Print the lines of the listing below verbatim from its first line through the line bearing "fig = plt.figure(figsize=(W". Any pictures are to be omitted.

_DATA EXTRACT_
========
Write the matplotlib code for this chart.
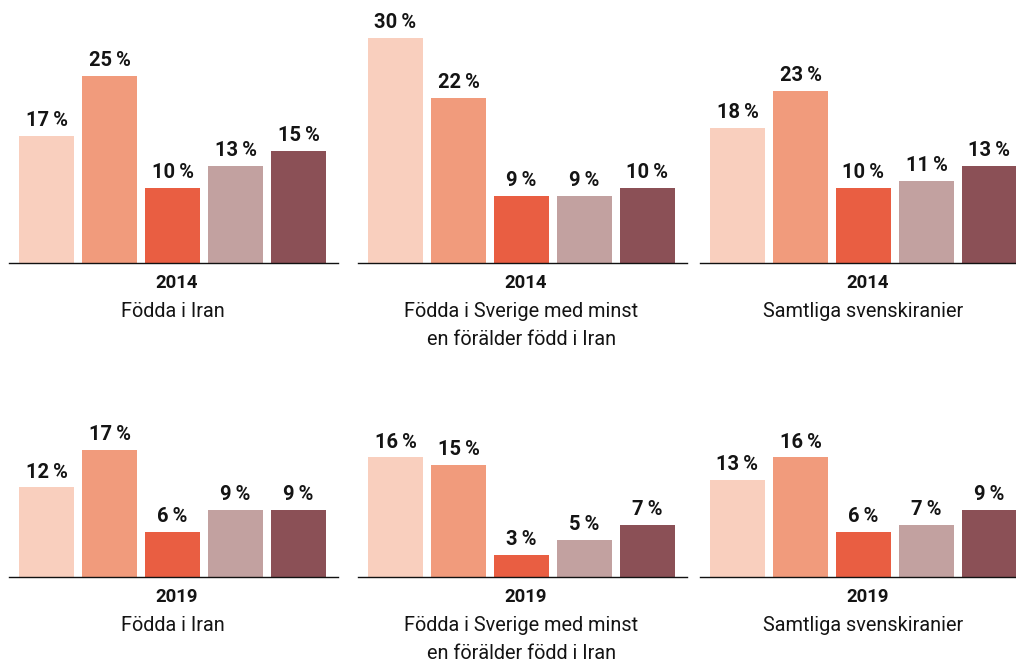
import matplotlib
matplotlib.use("Agg")
import matplotlib.pyplot as plt

plt.rcParams["font.family"] = ["Roboto", "DejaVu Sans"]

# --- data ---------------------------------------------------------------
years = ["2014", "2019"]
groups = [
    ["Födda i Iran"],
    ["Födda i Sverige med minst", "en förälder född i Iran"],
    ["Samtliga svenskiranier"],
]
iran_2014 = [17, 25, 10, 13, 15]
sverige_2014 = [30, 22, 9, 9, 10]
samtliga_2014 = [18, 23, 10, 11, 13]
iran_2019 = [12, 17, 6, 9, 9]
sverige_2019 = [16, 15, 3, 5, 7]
samtliga_2019 = [13, 16, 6, 7, 9]
values = [
    [iran_2014, sverige_2014, samtliga_2014],
    [iran_2019, sverige_2019, samtliga_2019],
]
bar_colors = ["#f9cfbe", "#f19b7c", "#e95e42", "#c2a1a0", "#8b5056"]
text_color = "#141414"

# --- layout (pixels) ----------------------------------------------------
W, H = 1016, 662
pitch = 63.0             # distance between bar centres
bar_w = 55.0 / pitch     # bar width in data units
px_per_pct = 7.5
ymax = 32
first_centre = [46.5, 395.5, 737.5]
baselines = [H - 263, H - 577]   # axis baseline, from bottom
xlo, xhi = -0.6, 4.63

PT = 0.72  # points per pixel at dpi 100

fig = plt.figure(figsize=(W / 100, H / 100), dpi=100)

for r, year in enumerate(years):
    for c, title_lines in enumerate(groups):
        left = first_centre[c] + xlo * pitch
        width = (xhi - xlo) * pitch
        height = ymax * px_per_pct
        ax = fig.add_axes([left / W, baselines[r] / H, width / W, height / H])
        vals = values[r][c]
        xs = list(range(len(vals)))
        ax.bar(xs, vals, width=bar_w, color=bar_colors, zorder=1)
        ax.set_xlim(xlo, xhi)
        ax.set_ylim(0, ymax)
        ax.axis("off")
        ax.axhline(0, color="#111111", lw=1.0, zorder=3, clip_on=False)

        for x, v in zip(xs, vals):
            ax.annotate(f"{v}\u2009%", xy=(x, v), xytext=(0, 9.5 * PT),
                        textcoords="offset points", ha="center", va="baseline",
                        fontsize=14.5, fontweight="bold", color=text_color,
                        annotation_clip=False)

        mid = (xs[0] + xs[-1]) / 2
        ax.annotate(year, xy=(mid, 0), xytext=(4 * PT, -25 * PT),
                    textcoords="offset points", ha="center", va="baseline",
                    fontsize=13.3, fontweight="bold", color=text_color,
                    annotation_clip=False)
        for k, line in enumerate(title_lines):
            ax.annotate(line, xy=(mid, 0), xytext=(0, -(54 + 28 * k) * PT),
                        textcoords="offset points", ha="center", va="baseline",
                        fontsize=14.3, color=text_color,
                        annotation_clip=False)

fig.savefig("out.png", dpi=100)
========
_EXERCISE RESPONSE_
Write the matplotlib code for this chart.
import matplotlib
matplotlib.use("Agg")
import matplotlib.pyplot as plt

plt.rcParams["font.family"] = ["Roboto", "DejaVu Sans"]

# --- data ---------------------------------------------------------------
years = ["2014", "2019"]
groups = [
    ["Födda i Iran"],
    ["Födda i Sverige med minst", "en förälder född i Iran"],
    ["Samtliga svenskiranier"],
]
iran_2014 = [17, 25, 10, 13, 15]
sverige_2014 = [30, 22, 9, 9, 10]
samtliga_2014 = [18, 23, 10, 11, 13]
iran_2019 = [12, 17, 6, 9, 9]
sverige_2019 = [16, 15, 3, 5, 7]
samtliga_2019 = [13, 16, 6, 7, 9]
values = [
    [iran_2014, sverige_2014, samtliga_2014],
    [iran_2019, sverige_2019, samtliga_2019],
]
bar_colors = ["#f9cfbe", "#f19b7c", "#e95e42", "#c2a1a0", "#8b5056"]
text_color = "#141414"

# --- layout (pixels) ----------------------------------------------------
W, H = 1016, 662
pitch = 63.0             # distance between bar centres
bar_w = 55.0 / pitch     # bar width in data units
px_per_pct = 7.5
ymax = 32
first_centre = [46.5, 395.5, 737.5]
baselines = [H - 263, H - 577]   # axis baseline, from bottom
xlo, xhi = -0.6, 4.63

PT = 0.72  # points per pixel at dpi 100

fig = plt.figure(figsize=(W / 100, H / 100), dpi=100)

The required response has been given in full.